The Equal Employment for All Act would amend the Fair Credit Reporting Act to put an end to these unfair and harmful practices. This would benefit millions of American families down on their luck, giving them a chance to rebuild their financial security. It will particularly help women, minorities, students, and seniors because these groups are disproportionately likely to be hit hard by bad credit ratings. For example, the economic fallout from a divorce often hits women's finances particularly hard. It only gets more difficult for women when they apply for good jobs for which they are fully qualified, but they are barred because employers insist on examining their credit history.
Another challenge with using credit reports during the job application process is that they are not always accurate. According to a February 2013 FTC report, 20 percent of consumers could identify at least one error in their credit reports.
Unfortunately, someone whose credit report has a significant error may have trouble learning about the mistake and, even if the mistake is identified, have trouble getting it corrected in a reasonable time.

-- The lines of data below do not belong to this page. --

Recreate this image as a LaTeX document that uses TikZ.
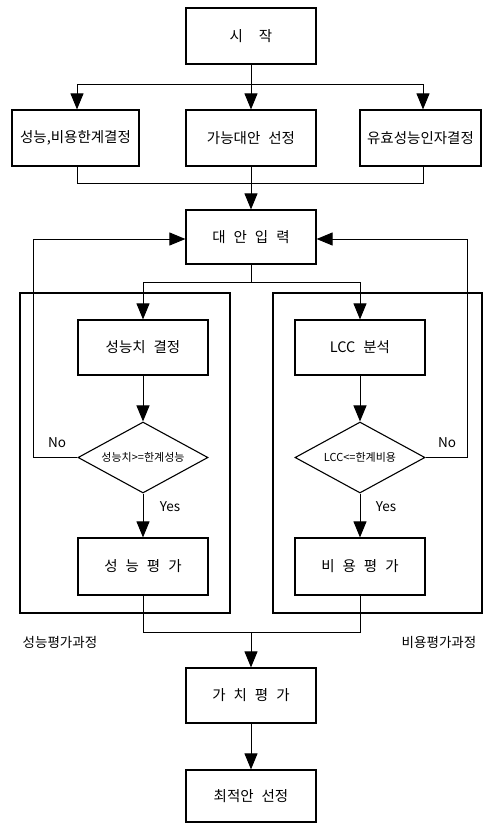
\documentclass[tikz,border=0pt]{standalone}
\usepackage{fontspec}
\setmainfont{Noto Sans CJK KR}
\usetikzlibrary{shapes.geometric,arrows.meta}
\newcommand{\gp}{\hspace{0.55em}}
\begin{document}
\begin{tikzpicture}[x=1pt,y=-1pt,
  box/.style={draw,line width=1.2pt,minimum width=130pt,minimum height=56pt,inner sep=0pt,font=\fontsize{14.5}{16}\selectfont},
  dia/.style={draw,line width=1.1pt,diamond,aspect=1.83,minimum width=130pt,minimum height=71pt,inner sep=0pt,font=\fontsize{11}{13}\selectfont},
  frame/.style={draw,line width=1.2pt},
  ln/.style={line width=1pt},
  arr/.style={line width=1pt,-{Triangle[width=13pt,length=16pt]}},
  lbl/.style={font=\fontsize{13.5}{15}\selectfont,inner sep=0pt}]
\useasboundingbox (0,0) rectangle (489,823);
% nodes
\node[box] (start) at (251,36) {시\gp\gp 작};
\node[box,minimum width=127pt] (b1) at (75.5,138) {성능,비용한계결정};
\node[box] (b2) at (251,138) {가능대안\gp 선정};
\node[box,minimum width=121pt] (b3) at (420.5,138) {유효성능인자결정};
\node[box,minimum height=54pt] (inp) at (251,237) {대\gp 안\gp 입\gp 력};
% frames
\draw[frame] (20,293) rectangle (230,613);
\draw[frame] (273,293) rectangle (482,613);
\node[box,minimum height=55pt] (p1) at (143,347.5) {성능치\gp 결정};
\node[box,minimum height=55pt] (c1) at (360,347.5) {LCC\gp 분석};
\node[dia] (pd) at (143,457.5) {성능치>=한계성능};
\node[dia] (cd) at (360,457.5) {LCC<=한계비용};
\node[box,minimum height=57pt] (p2) at (143,566.5) {성\gp 능\gp 평\gp 가};
\node[box,minimum height=57pt] (c2) at (360,566.5) {비\gp 용\gp 평\gp 가};
\node[box,minimum height=55pt] (val) at (251,695.5) {가\gp 치\gp 평\gp 가};
\node[box,minimum height=52pt] (fin) at (251,796) {최적안\gp 선정};
% coordinates
\coordinate (s1) at (251,84);
\coordinate (s1l) at (77,84);
\coordinate (s1r) at (423,84);
\coordinate (m1l) at (77,183);
\coordinate (m1r) at (423,183);
\coordinate (s2) at (251,282);
\coordinate (s2l) at (143,282);
\coordinate (s2r) at (360,282);
\coordinate (nl) at (33,457.5);
\coordinate (nlt) at (33,239);
\coordinate (nr) at (467,457.5);
\coordinate (nrt) at (467,239);
\coordinate (m2) at (251,632);
\coordinate (m2l) at (143,632);
\coordinate (m2r) at (360,632);
% top branch
\draw[ln] (start.south) -- (s1);
\draw[ln] (s1l) -- (s1r);
\draw[arr] (s1l) -- (s1l |- b1.north);
\draw[arr] (s1) -- (b2.north);
\draw[arr] (s1r) -- (s1r |- b3.north);
% merge
\draw[ln] (m1l |- b1.south) -- (m1l) -- (m1r) -- (m1r |- b3.south);
\draw[arr] (b2.south) -- (inp.north);
% split
\draw[ln] (inp.south) -- (s2);
\draw[ln] (s2l) -- (s2r);
\draw[arr] (s2l) -- (p1.north);
\draw[arr] (s2r) -- (c1.north);
\draw[arr] (p1.south) -- (pd.north);
\draw[arr] (c1.south) -- (cd.north);
\draw[arr] (pd.south) -- (p2.north);
\draw[arr] (cd.south) -- (c2.north);
% feedback
\draw[arr] (pd.west) -- (nl) -- (nlt) -- (inp.west |- nlt);
\draw[arr] (cd.east) -- (nr) -- (nrt) -- (inp.east |- nrt);
% bottom merge
\draw[ln] (p2.south) -- (m2l) -- (m2r) -- (c2.south);
\draw[arr] (m2) -- (val.north);
\draw[arr] (val.south) -- (fin.north);
% labels
\node[lbl] (no1) at (57,443) {No};
\node[lbl] (no2) at (447,443) {No};
\node[lbl] (yes1) at (170,507) {Yes};
\node[lbl] (yes2) at (386,507) {Yes};
\node[lbl] (lp) at (60,642) {성능평가과정};
\node[lbl] (lc) at (439,642) {비용평가과정};
\end{tikzpicture}
\end{document}
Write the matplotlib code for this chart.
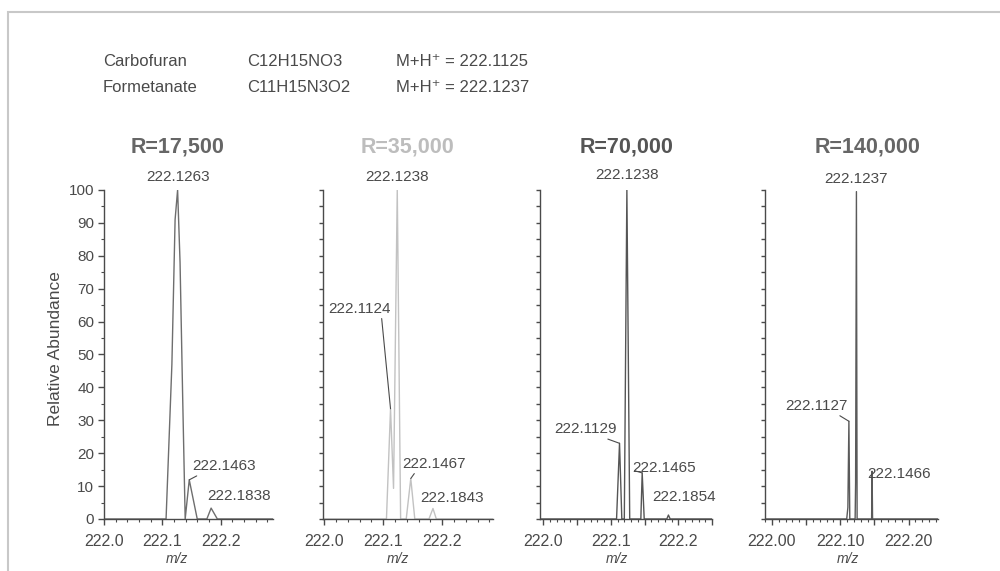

According to the same FTC report, correcting credit report errors can be difficult to manage and the reporting agencies can be unresponsive. This means innocent job applicants are paying the price for a credit rating company's mistake.
This is only one more way the game is rigged. A rich person who loses a job, gets divorced or faces a family illness is unlikely to suffer from a drop in his credit or her credit rating. But for millions of working families, a hard personal blow translates into a hard financial blow that will show up for years in a credit report. No one should be denied the chance to compete for a job because of a credit report that bears no relationship to job performance and that can be riddled with inaccuracies.
In the aftermath of the 2008 financial crisis--a crisis that hammered middle-class families and from which millions of families are still struggling to recover--these practices should be stopped. It is time to give more families a chance to get back in the workforce and to get back on their feet.